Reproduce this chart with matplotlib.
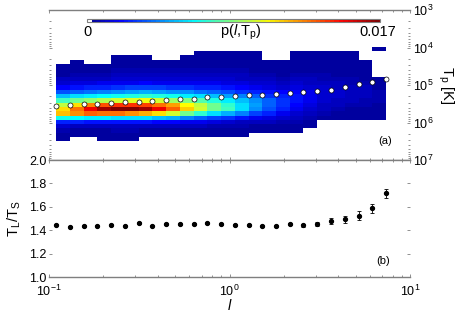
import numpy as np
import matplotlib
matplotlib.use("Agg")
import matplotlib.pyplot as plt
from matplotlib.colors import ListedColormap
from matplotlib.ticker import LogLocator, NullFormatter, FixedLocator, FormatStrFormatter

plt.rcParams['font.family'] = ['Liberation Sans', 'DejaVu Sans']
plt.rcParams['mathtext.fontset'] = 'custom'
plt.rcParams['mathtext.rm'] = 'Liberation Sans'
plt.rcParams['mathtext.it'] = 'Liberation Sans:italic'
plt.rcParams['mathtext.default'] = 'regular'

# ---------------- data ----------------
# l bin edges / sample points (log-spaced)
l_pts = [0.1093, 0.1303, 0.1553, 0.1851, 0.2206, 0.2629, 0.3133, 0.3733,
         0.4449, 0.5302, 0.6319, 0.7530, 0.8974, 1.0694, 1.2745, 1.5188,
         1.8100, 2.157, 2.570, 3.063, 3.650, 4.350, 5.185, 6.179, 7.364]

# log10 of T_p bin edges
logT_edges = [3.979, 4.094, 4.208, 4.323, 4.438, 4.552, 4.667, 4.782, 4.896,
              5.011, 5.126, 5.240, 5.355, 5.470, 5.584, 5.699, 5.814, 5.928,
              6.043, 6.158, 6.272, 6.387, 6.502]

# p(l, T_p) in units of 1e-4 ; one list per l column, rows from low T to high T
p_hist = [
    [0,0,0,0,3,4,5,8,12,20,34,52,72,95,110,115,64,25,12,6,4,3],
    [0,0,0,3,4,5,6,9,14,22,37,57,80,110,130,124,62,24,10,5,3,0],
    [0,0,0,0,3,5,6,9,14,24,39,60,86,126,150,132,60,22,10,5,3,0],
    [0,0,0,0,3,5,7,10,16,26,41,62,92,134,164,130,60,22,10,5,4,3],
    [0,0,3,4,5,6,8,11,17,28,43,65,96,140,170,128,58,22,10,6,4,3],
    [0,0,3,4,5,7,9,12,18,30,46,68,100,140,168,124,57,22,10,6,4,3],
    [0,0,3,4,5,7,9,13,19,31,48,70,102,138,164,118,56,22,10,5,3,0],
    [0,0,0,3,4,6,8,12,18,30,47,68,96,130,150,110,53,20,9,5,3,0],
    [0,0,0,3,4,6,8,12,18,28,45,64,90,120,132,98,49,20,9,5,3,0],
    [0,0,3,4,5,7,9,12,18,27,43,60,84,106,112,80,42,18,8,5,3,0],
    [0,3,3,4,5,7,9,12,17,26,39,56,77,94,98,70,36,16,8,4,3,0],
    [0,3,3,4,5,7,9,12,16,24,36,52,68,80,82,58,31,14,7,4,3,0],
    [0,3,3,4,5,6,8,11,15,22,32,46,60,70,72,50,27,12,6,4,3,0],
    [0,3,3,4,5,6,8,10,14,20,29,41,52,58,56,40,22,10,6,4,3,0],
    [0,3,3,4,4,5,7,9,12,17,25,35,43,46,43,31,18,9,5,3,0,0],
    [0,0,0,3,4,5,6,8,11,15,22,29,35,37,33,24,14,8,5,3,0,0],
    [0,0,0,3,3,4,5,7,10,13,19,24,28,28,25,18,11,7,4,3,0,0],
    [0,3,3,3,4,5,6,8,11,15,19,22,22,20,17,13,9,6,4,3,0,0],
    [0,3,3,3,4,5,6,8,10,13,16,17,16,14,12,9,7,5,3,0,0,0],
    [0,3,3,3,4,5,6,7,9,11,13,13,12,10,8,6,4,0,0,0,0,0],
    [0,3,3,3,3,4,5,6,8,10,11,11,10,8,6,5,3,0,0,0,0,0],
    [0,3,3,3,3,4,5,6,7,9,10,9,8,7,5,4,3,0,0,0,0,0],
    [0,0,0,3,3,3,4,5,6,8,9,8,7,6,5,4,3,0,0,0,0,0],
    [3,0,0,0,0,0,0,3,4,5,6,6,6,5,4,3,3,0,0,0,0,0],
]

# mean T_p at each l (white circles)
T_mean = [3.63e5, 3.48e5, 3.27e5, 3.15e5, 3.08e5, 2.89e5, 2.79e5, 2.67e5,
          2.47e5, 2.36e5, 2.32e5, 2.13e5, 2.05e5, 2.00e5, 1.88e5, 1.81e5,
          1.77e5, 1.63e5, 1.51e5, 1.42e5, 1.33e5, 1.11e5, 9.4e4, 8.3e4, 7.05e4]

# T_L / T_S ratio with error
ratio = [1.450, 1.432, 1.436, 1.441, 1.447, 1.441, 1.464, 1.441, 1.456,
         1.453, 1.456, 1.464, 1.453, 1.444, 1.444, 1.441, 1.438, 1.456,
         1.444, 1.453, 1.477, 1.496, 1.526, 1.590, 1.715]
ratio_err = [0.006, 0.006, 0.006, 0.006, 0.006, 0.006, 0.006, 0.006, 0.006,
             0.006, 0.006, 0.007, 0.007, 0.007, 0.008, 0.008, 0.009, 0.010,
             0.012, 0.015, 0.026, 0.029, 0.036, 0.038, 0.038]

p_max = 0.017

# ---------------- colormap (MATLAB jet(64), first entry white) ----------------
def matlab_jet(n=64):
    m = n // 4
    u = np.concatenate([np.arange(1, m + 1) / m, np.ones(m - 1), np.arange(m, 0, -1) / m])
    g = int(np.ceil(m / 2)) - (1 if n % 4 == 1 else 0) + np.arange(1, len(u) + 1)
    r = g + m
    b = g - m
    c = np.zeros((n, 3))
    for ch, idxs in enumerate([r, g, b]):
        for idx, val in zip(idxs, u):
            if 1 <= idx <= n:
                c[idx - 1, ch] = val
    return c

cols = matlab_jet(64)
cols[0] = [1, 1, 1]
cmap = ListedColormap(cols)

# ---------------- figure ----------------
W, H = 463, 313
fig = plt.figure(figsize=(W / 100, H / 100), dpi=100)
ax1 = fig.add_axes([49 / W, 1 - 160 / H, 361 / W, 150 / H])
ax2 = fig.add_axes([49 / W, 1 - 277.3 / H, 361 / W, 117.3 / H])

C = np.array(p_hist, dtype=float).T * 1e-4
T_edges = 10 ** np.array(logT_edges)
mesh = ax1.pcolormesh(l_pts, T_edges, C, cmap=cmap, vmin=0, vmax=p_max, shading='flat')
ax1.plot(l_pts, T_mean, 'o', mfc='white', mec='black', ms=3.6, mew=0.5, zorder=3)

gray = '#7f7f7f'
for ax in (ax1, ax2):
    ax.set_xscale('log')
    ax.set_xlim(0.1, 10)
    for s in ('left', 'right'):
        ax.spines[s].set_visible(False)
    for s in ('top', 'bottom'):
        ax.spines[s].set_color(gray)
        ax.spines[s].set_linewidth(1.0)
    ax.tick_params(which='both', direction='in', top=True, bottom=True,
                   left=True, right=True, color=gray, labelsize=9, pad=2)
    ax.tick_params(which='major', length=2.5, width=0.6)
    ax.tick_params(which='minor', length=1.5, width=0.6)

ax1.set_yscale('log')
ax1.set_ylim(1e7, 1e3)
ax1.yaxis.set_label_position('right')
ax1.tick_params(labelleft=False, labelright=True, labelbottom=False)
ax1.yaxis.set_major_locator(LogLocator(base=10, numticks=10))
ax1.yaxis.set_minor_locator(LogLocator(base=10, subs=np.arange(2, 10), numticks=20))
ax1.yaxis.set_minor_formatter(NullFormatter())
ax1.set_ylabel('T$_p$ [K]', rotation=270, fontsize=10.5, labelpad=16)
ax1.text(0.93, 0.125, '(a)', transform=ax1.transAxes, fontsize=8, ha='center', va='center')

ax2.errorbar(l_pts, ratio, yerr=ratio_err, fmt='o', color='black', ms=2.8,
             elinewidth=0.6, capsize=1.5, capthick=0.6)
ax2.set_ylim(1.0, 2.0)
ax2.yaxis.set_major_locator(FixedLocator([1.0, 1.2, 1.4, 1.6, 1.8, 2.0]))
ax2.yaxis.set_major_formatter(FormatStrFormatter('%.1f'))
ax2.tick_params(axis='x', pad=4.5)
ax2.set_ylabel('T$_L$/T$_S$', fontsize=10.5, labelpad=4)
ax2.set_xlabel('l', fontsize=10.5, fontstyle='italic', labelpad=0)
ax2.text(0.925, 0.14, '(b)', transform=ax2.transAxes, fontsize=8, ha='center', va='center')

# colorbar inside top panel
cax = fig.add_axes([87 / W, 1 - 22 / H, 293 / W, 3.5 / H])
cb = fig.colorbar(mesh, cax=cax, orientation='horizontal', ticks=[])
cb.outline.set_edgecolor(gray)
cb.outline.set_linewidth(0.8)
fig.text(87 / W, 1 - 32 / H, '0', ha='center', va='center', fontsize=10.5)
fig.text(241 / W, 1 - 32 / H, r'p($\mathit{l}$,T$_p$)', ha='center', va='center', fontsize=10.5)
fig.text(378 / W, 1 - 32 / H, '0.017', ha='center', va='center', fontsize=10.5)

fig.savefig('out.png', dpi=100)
============================================================
Across the data above, how many lines include the word "matplotlib"? Give only the count.

Exercise answer:
6